Tony was awarded the YMCA Peace Medallion in 2008 for his selfless work with the people in third world countries. The medal is awarded each year to volunteers working to find peaceful solutions to violence, conflict, discrimination and injustice, enhancing the lives of people in their community by creating a more peaceful environment.
Tony’s most recent mission, however, was anything but routine. “I’d been in Haiti planning a future mission before the earthquake (January 12, 2010). When the disaster struck, on-site agencies were decimated, so those medical contacts I’d made pleaded for help. Instead of months of planning, our team assembled and left immediately.
I admit, I was scared at first - I’m no expert in disaster relief, and had no idea what we’d find.” His previous experience in the Port-au-Prince region provided Tony with a unique perspective on the scene when the team of 11 paramedics and three doctors arrived.
“Complete misery and indescribable suffering which I’ll never forget,” he summarizes. “There was fear, even in children’s eyes… fear, sounds of pain and agony, and the smell of death.” He also witnessed the remarkable rebirth of hope.
“Only a few days later, in the middle of all that horror, I saw children playing soccer and heard people singing. It’s incredible, the human spirit.
“Difficult as it was to witness such suffering, it’s also very rewarding. And I’m fortunate to have my family’s full support.”
Susan, as well as the three girls, have participated in Tony’s missionary work.
“Christian teaching tells us to help others in need,” he says. “First-hand experience in the developing world was good for the kids, and they also see the passion Susan and I have for the work.”
Church involvement is an important element in the Brown household. Its activities number among those which the family shares.
“Both Susan’s and my family have cottages, so we enjoy those times, together with our extended family. We all like skiing in the winter. And Lizzie, Laura, and Susan are competitive horseback riders.”
Tony’s own competitive spirit often pits him against his most determined rival: himself. “I love challenges,” he admits readily. “A lot of my leisure-time choices reflect that. Golf I find very relaxing, and get out as often as I can in season. And running, that’s another ‘challenge against yourself,’ every time out.”
Tony describes his April entry in the Boston Marathon as his peak running experience. “It was a thrill, just to qualify,” he adds. “It was a tough run, but I was pleased with what I did.”
While Boston may represent the summit, Tony insists it won’t be his last. “My marathon days aren’t over!” he smiles. “I’ll be running as long as my body will allow.”
Personal challenge and a peaceful pursuit – two elements Tony cherishes in all his hobbies – converge in another seasonal activity which he and Susan both enjoy.
“She got me interested in bird-watching, so between April and June, I rearrange my office hours to accommodate it. I love learning about the different species and their behaviour, recognizing their calls. I feel the wonder of God’s creation.”

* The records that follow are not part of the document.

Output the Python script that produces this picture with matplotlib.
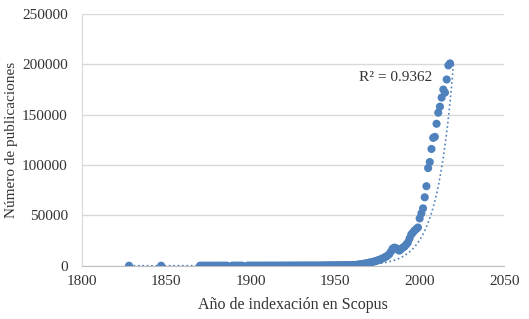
import numpy as np
import matplotlib.pyplot as plt

plt.rcParams['font.family'] = ['Liberation Serif', 'DejaVu Serif']

# years with publications indexed
years_early = [1828, 1847] + list(range(1870, 1887)) + list(range(1889, 1896))
vals_early = [3, 5, 8, 10, 12, 9, 11, 14, 15, 13, 16, 18, 17, 20, 22, 21, 24, 25, 27,
              30, 32, 31, 35, 38, 40, 42]

years_mid = list(range(1898, 1961))
vals_mid = [45, 48, 50, 55, 58, 60, 63, 66, 70, 72, 75, 80, 85, 88, 90, 95, 92, 85,
            88, 95, 100, 110, 120, 125, 130, 138, 145, 150, 160, 165, 170, 175, 180,
            185, 190, 200, 210, 205, 190, 180, 170, 175, 200, 230, 260, 280, 300,
            320, 340, 360, 380, 400, 420, 440, 460, 480, 500, 520, 540, 560, 590,
            620, 650]

years_late = list(range(1961, 2019))
vals_late = [700, 800, 1000, 1200, 1500, 1700, 2000, 2300, 2600, 3000,
             3300, 3700, 4200, 4700, 5200, 5800, 6500, 7200, 8000, 9000,
             10000, 11500, 14000, 17000, 18000, 17500, 16000, 15000, 16500, 18000,
             19000, 21000, 23000, 27000, 31000, 33000, 35000, 36500, 38000, 47000,
             52000, 57000, 68000, 79000, 97000, 103000, 116000, 127000, 128000, 141000,
             152000, 158000, 167000, 175000, 172000, 185000, 199000, 201000]

years = np.array(years_early + years_mid + years_late)
vals = np.array(vals_early + vals_mid + vals_late)

# exponential trendline: y = 200000 * exp(b * (x - 2020))
trend_end = 200000
trend_rate = 0.103
r2_text = "R² = 0.9362"

blue = '#4F81BD'

fig = plt.figure(figsize=(5.29, 3.19), dpi=100)
ax = fig.add_axes([0.1545, 0.167, 0.7985, 0.789])

tx = np.linspace(1828, 2020, 400)
ty = trend_end * np.exp(trend_rate * (tx - 2020))
ax.plot(tx, ty, ':', color=blue, lw=1.2, zorder=3)

ax.scatter(years, vals, s=34, color=blue, edgecolors='none', zorder=4)

ax.set_xlim(1800, 2050)
ax.set_ylim(0, 250000)
ax.set_xticks([1800, 1850, 1900, 1950, 2000, 2050])
ax.set_yticks(np.arange(0, 250001, 50000))
ax.yaxis.grid(True, color='#D9D9D9', lw=1)
ax.set_axisbelow(True)
for s in ['top', 'right']:
    ax.spines[s].set_visible(False)
ax.spines['left'].set_color('#D9D9D9')
ax.spines['bottom'].set_color('#BFBFBF')
ax.tick_params(length=0, labelsize=11, colors='#333333')
ax.tick_params(axis='y', pad=10)
ax.tick_params(axis='x', pad=7)

ax.set_xlabel("Año de indexación en Scopus", fontsize=11.5, color='#333333', labelpad=6)
ax.set_ylabel("Número de publicaciones", fontsize=11, color='#333333')
ax.yaxis.set_label_coords(-0.152, 0.5)

ax.text(1964, 187000, r2_text, fontsize=11, color='#333333', va='center')

fig.savefig('out.png', dpi=100)
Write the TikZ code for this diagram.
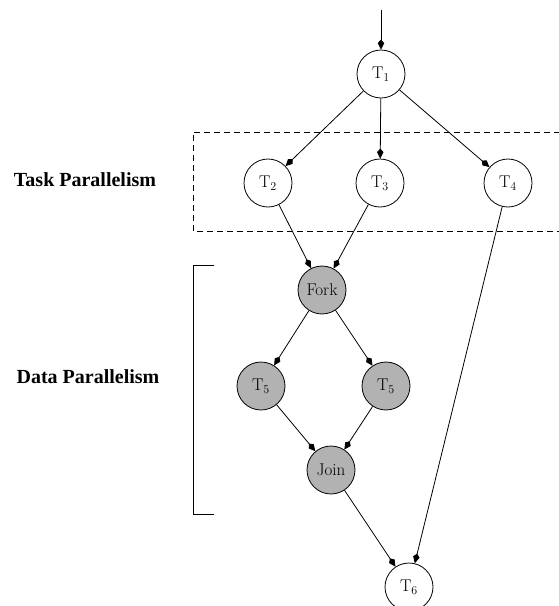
\documentclass[tikz,border=0pt]{standalone}
\usepackage{fontspec}
\newfontfamily\labelfont{Liberation Serif}
\usetikzlibrary{arrows.meta}
\tikzset{
  task/.style={circle,draw,line width=0.8pt,minimum size=48pt,inner sep=0pt,font=\fontsize{17}{19}\selectfont},
  datatask/.style={task,fill=black!30},
  edge/.style={line width=0.8pt,-{Kite[length=10pt,width=6.5pt,inset=3.5pt]}},
  side/.style={font=\labelfont\bfseries\fontsize{20}{24}\selectfont},
}
\begin{document}
\begin{tikzpicture}[x=1pt,y=-1pt]
\useasboundingbox (0,0) rectangle (558,606);
\draw[dashed,dash pattern=on 6pt off 4pt,line width=0.8pt] (620,132) -- (193,132) -- (193,231) -- (620,231);
\draw[line width=0.8pt] (214,265) -- (193,265) -- (193,514) -- (214,514);
\coordinate (start) at (381,10);
\node[task] (t1) at (381,74) {T$_1$};
\node[task] (t2) at (268,183) {T$_2$};
\node[task] (t3) at (380,183) {T$_3$};
\node[task] (t4) at (508,183) {T$_4$};
\node[datatask] (fork) at (322,290) {Fork};
\node[datatask] (t5a) at (261,386) {T$_5$};
\node[datatask] (t5b) at (386,386) {T$_5$};
\node[datatask] (join) at (331,470) {Join};
\node[task] (t6) at (409,587) {T$_6$};
\node[side] (tp) at (85,180) {Task Parallelism};
\node[side] (dp) at (88,377) {Data Parallelism};
\draw[edge] (start) -- (t1);
\draw[edge] (t1) -- (t2);
\draw[edge] (t1) -- (t3);
\draw[edge] (t1) -- (t4);
\draw[edge] (t2) -- (fork);
\draw[edge] (t3) -- (fork);
\draw[edge] (fork) -- (t5a);
\draw[edge] (fork) -- (t5b);
\draw[edge] (t5a) -- (join);
\draw[edge] (t5b) -- (join);
\draw[edge] (join) -- (t6);
\draw[edge] (t4) -- (t6);
\end{tikzpicture}
\end{document}
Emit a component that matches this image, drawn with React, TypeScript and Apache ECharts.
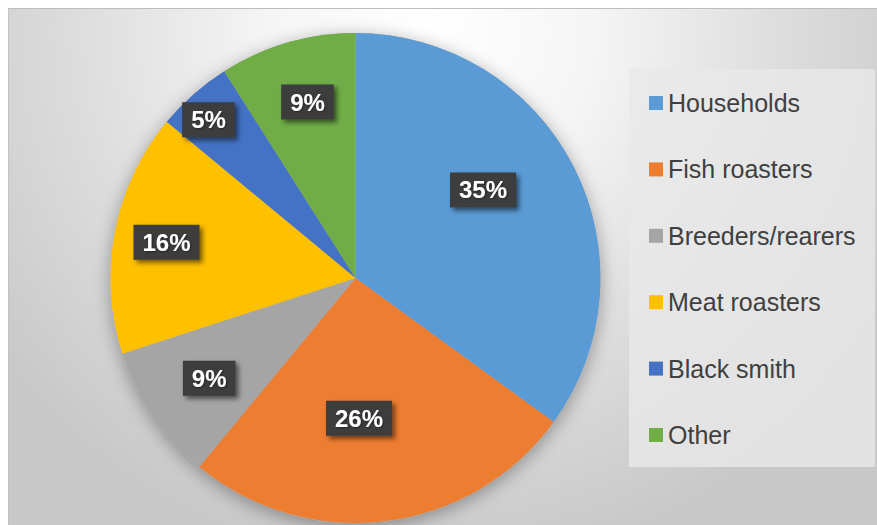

Tony’s varied activities offer peace and tranquility, a welcome break from his busy professional life. In addition to his thriving family practice, Tony is among Scugog’s coroners, and one of Port Perry Hospital’s anesthetists. He finds satisfaction in all three roles.
“Getting to know my patients has been the most enjoyable part of my family practice. I’m starting now to see multiple generations, which is also a thrill. There’s an art, and also a challenge, to both the anesthetist’s and coroner’s jobs which I enjoy.”
He smiles, before adding: “But I need forty hours in every day!”
His jest lies only inches from the reality. Balancing three demanding medical portfolios, missionary work, and his personal involvement with family and church, Dr. Tony Brown may number among Port Perry’s busiest and most in-demand physicians.
The easy smile which accompanies the comment shows how his initial discomfort, speaking about himself, has diminished. Only his humility remains, and that makes his personal story all the more worth telling.